The command history is stored in a file, specified by an environment variable.
$ echo $HISTFILE
/home/shanks/.bash_history or
/root/.bash_history (if you work as root)
The maximum number of commands that it will save depends on the value of this environment variable:
$ echo $HISTSIZE
You may set the HISTSIZE variable in
# cat /etc/profile | grep HISTSIZE=
HISTSIZE=1000
Life is simple if we operate on a single shell session history at any given time.
If you have 2 simultaneous sessions, the history in session2 does not have the commands you expect from session1.
This at times can become quite irritating since we would like to have history commands synced across sessions. Also you may want to know what command is being executed if you happen to give someone access to your system.

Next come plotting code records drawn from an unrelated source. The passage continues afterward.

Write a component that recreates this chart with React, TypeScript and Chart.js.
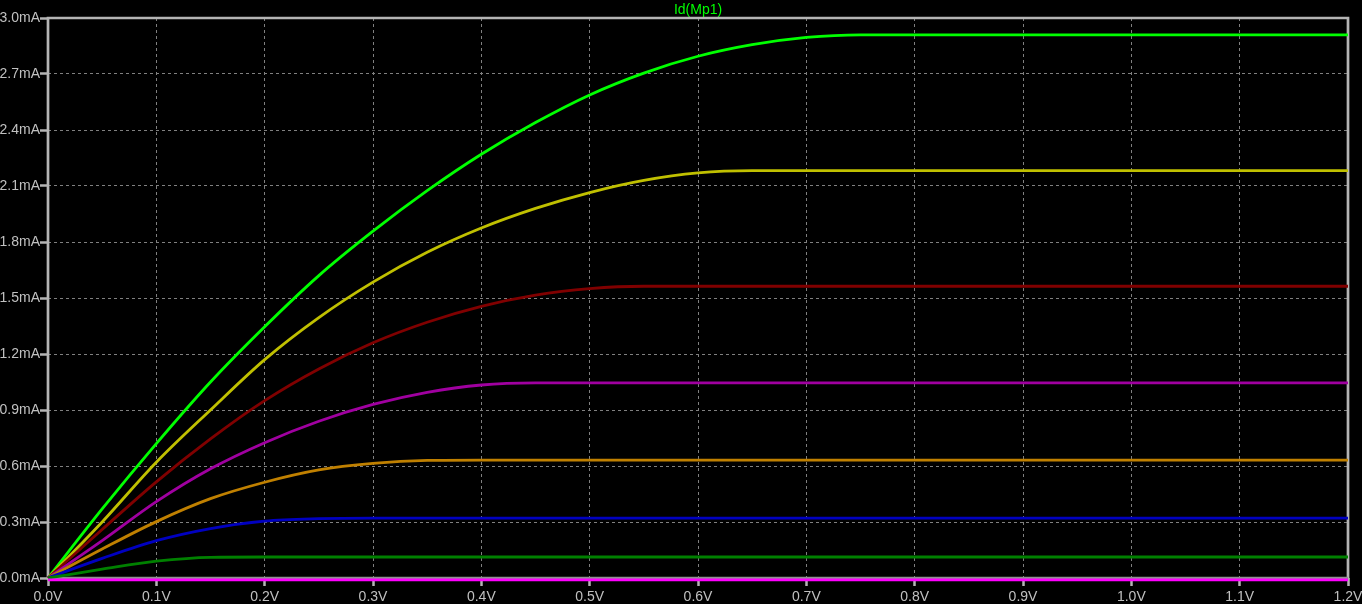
import React, { useEffect, useRef } from "react";
import { Chart, registerables } from "chart.js";

Chart.register(...registerables);

// Drain-source voltage samples (V)
const vds = [0, 0.05, 0.1, 0.15, 0.2, 0.25, 0.3, 0.35, 0.4, 0.45, 0.5, 0.55, 0.6, 0.65, 0.7, 0.75, 0.8, 1.2];

// Drain current traces (mA), one per gate step
const idBrightGreen = [0, 0.37, 0.72, 1.05, 1.346, 1.62, 1.858, 2.075, 2.27, 2.44, 2.588, 2.705, 2.795, 2.857, 2.896, 2.91, 2.91, 2.91];
const idYellow = [0, 0.3, 0.62, 0.9, 1.17, 1.395, 1.585, 1.745, 1.875, 1.98, 2.065, 2.13, 2.17, 2.182, 2.182, 2.182, 2.182, 2.182];
const idDarkRed = [0, 0.26, 0.515, 0.745, 0.95, 1.12, 1.26, 1.37, 1.455, 1.515, 1.55, 1.563, 1.563, 1.563, 1.563, 1.563, 1.563, 1.563];
const idPurple = [0, 0.2, 0.409, 0.585, 0.725, 0.84, 0.93, 0.995, 1.034, 1.045, 1.045, 1.045, 1.045, 1.045, 1.045, 1.045, 1.045, 1.045];
const idOrange = [0, 0.155, 0.302, 0.425, 0.513, 0.579, 0.614, 0.63, 0.632, 0.632, 0.632, 0.632, 0.632, 0.632, 0.632, 0.632, 0.632, 0.632];
const idBlue = [0, 0.105, 0.2, 0.265, 0.305, 0.318, 0.321, 0.321, 0.321, 0.321, 0.321, 0.321, 0.321, 0.321, 0.321, 0.321, 0.321, 0.321];
const idDarkGreen = [0, 0.047, 0.09, 0.111, 0.1125, 0.1125, 0.1125, 0.1125, 0.1125, 0.1125, 0.1125, 0.1125, 0.1125, 0.1125, 0.1125, 0.1125, 0.1125, 0.1125];
const idMagenta = [-0.01, -0.01, -0.01, -0.01, -0.01, -0.01, -0.01, -0.01, -0.01, -0.01, -0.01, -0.01, -0.01, -0.01, -0.01, -0.01, -0.01, -0.01];

// Axis ticks
const xTickValues = [0, 0.1, 0.2, 0.3, 0.4, 0.5, 0.6, 0.7, 0.8, 0.9, 1.0, 1.1, 1.2];
const xTickLabels = ["0.0V", "0.1V", "0.2V", "0.3V", "0.4V", "0.5V", "0.6V", "0.7V", "0.8V", "0.9V", "1.0V", "1.1V", "1.2V"];
const yTickValues = [0, 0.3, 0.6, 0.9, 1.2, 1.5, 1.8, 2.1, 2.4, 2.7, 3.0];
const yTickLabels = ["0.0mA", "0.3mA", "0.6mA", "0.9mA", "1.2mA", "1.5mA", "1.8mA", "2.1mA", "2.4mA", "2.7mA", "3.0mA"];

const titleText = "Id(Mp1)";

const series = [
  { values: idMagenta, color: "#ff00ff" },
  { values: idDarkGreen, color: "#008000" },
  { values: idBlue, color: "#0000c0" },
  { values: idOrange, color: "#c08000" },
  { values: idPurple, color: "#a000a0" },
  { values: idDarkRed, color: "#800000" },
  { values: idYellow, color: "#c0c000" },
  { values: idBrightGreen, color: "#00ff00" },
];

const FONT = { family: "'Liberation Sans', Arial, sans-serif", size: 14, weight: "normal" as const };
const LABEL = "#c0c0c0";

const framePlugin = {
  id: "frame",
  beforeDatasetsDraw(chart: any) {
    const { ctx, chartArea } = chart;
    const { left, right, top, bottom } = chartArea;
    ctx.save();
    ctx.lineWidth = 2.7;
    ctx.strokeStyle = "#b4b4b4";
    ctx.beginPath();
    ctx.moveTo(left, bottom + 1.5);
    ctx.lineTo(left, top);
    ctx.lineTo(right, top);
    ctx.lineTo(right, bottom + 1.5);
    ctx.stroke();
    ctx.strokeStyle = "#909090";
    ctx.beginPath();
    ctx.moveTo(left, bottom);
    ctx.lineTo(right, bottom);
    ctx.stroke();
    ctx.restore();
  },
};

export default function App() {
  const ref = useRef<HTMLCanvasElement | null>(null);

  useEffect(() => {
    document.body.style.margin = "0";
    document.body.style.background = "#000";
    const canvas = ref.current;
    if (!canvas) return;
    const chart = new Chart(canvas, {
      type: "line",
      data: {
        datasets: series.map((s) => ({
          data: vds.map((v, i) => ({ x: v, y: s.values[i] })),
          borderColor: s.color,
          backgroundColor: s.color,
          borderWidth: 2.8,
          pointRadius: 0,
          cubicInterpolationMode: "monotone" as const,
          clip: 6,
          fill: false,
        })),
      },
      options: {
        responsive: false,
        animation: false,
        devicePixelRatio: 1,
        layout: { padding: { top: 0, right: 14, left: 0, bottom: 0 } },
        plugins: {
          legend: { display: false },
          tooltip: { enabled: false },
          title: {
            display: true,
            text: titleText,
            color: "#00ff00",
            font: { family: FONT.family, size: 14, weight: "normal", lineHeight: 1.1 },
            fullSize: false,
            padding: { top: 2.6, bottom: 0 },
          },
        },
        scales: {
          x: {
            type: "linear",
            min: 0,
            max: 1.2,
            afterBuildTicks: (s: any) => {
              s.ticks = xTickValues.map((v) => ({ value: v }));
            },
            afterFit: (s: any) => {
              s.height = 26;
              s.paddingLeft = 0;
              s.paddingRight = 0;
            },
            ticks: {
              color: LABEL,
              font: { ...FONT },
              padding: 3,
              maxRotation: 0,
              autoSkip: false,
              callback: (_v: any, i: number) => xTickLabels[i],
            },
            grid: {
              color: "#808080",
              lineWidth: 1,
              drawTicks: true,
              tickLength: 8,
              tickWidth: 2.5,
              tickColor: "#b4b4b4",
            },
            border: { display: false, dash: [3, 3] },
          },
          y: {
            type: "linear",
            min: 0,
            max: 3.0,
            afterBuildTicks: (s: any) => {
              s.ticks = yTickValues.map((v) => ({ value: v }));
            },
            afterFit: (s: any) => {
              s.width = 48;
              s.paddingTop = 0;
              s.paddingBottom = 0;
            },
            ticks: {
              color: LABEL,
              font: { ...FONT },
              padding: 0,
              autoSkip: false,
              callback: (_v: any, i: number) => yTickLabels[i],
            },
            grid: {
              color: "#808080",
              lineWidth: 1,
              drawTicks: true,
              tickLength: 8,
              tickWidth: 2.5,
              tickColor: "#b4b4b4",
            },
            border: { display: false, dash: [3, 3] },
          },
        },
      },
      plugins: [framePlugin],
    });
    return () => chart.destroy();
  }, []);

  return (
    <div style={{ position: "fixed", left: 0, top: 0, width: 1362, height: 604, background: "#000" }}>
      <canvas ref={ref} width={1362} height={604} style={{ display: "block", width: 1362, height: 604 }} />
    </div>
  );
}
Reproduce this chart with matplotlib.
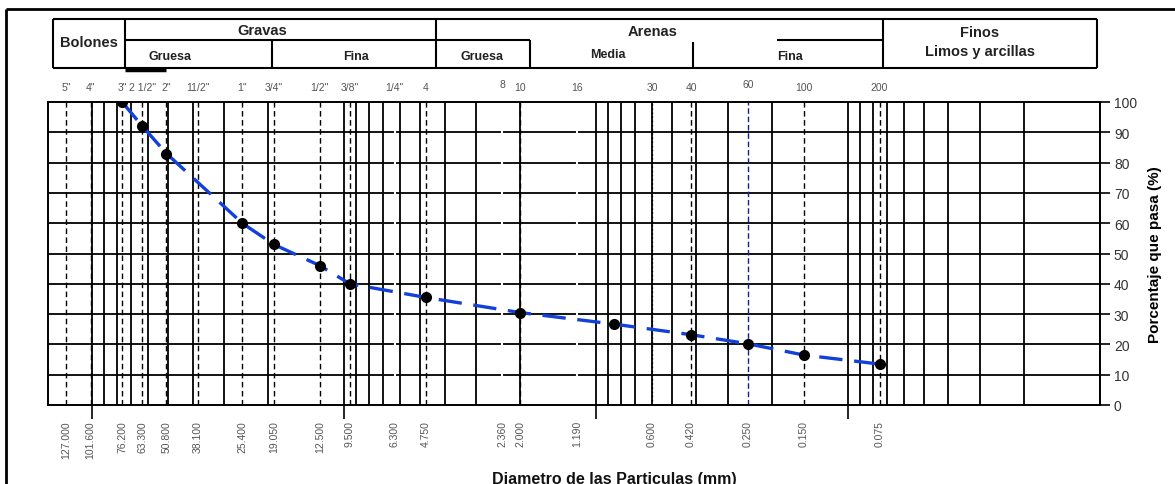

The remedy is simple. Change the history behavior as follows:
Append commands to the history file, rather than overwrite it.
$ shopt -s histappend
Save each command right after it has been executed, not at the end of the session.
$ PROMPT_COMMAND='$PROMPT_COMMAND; history -a; history -n'
Insert the 2 statements into ~/.bashrc
shopt -s histappend
PROMPT_COMMAND='$PROMPT_COMMAND; history -a; history -n'
If you already don't have $PROMPT_COMMAND set then just use:
shopt -s histappend
PROMPT_COMMAND='history -a; history -n'
How do you test it out:
- After setting the above in .bashrc; open 2 sessions.
- In session1 execute any command
- In session2 ... just press "Enter" and then "up" arrow to see the commands from session1.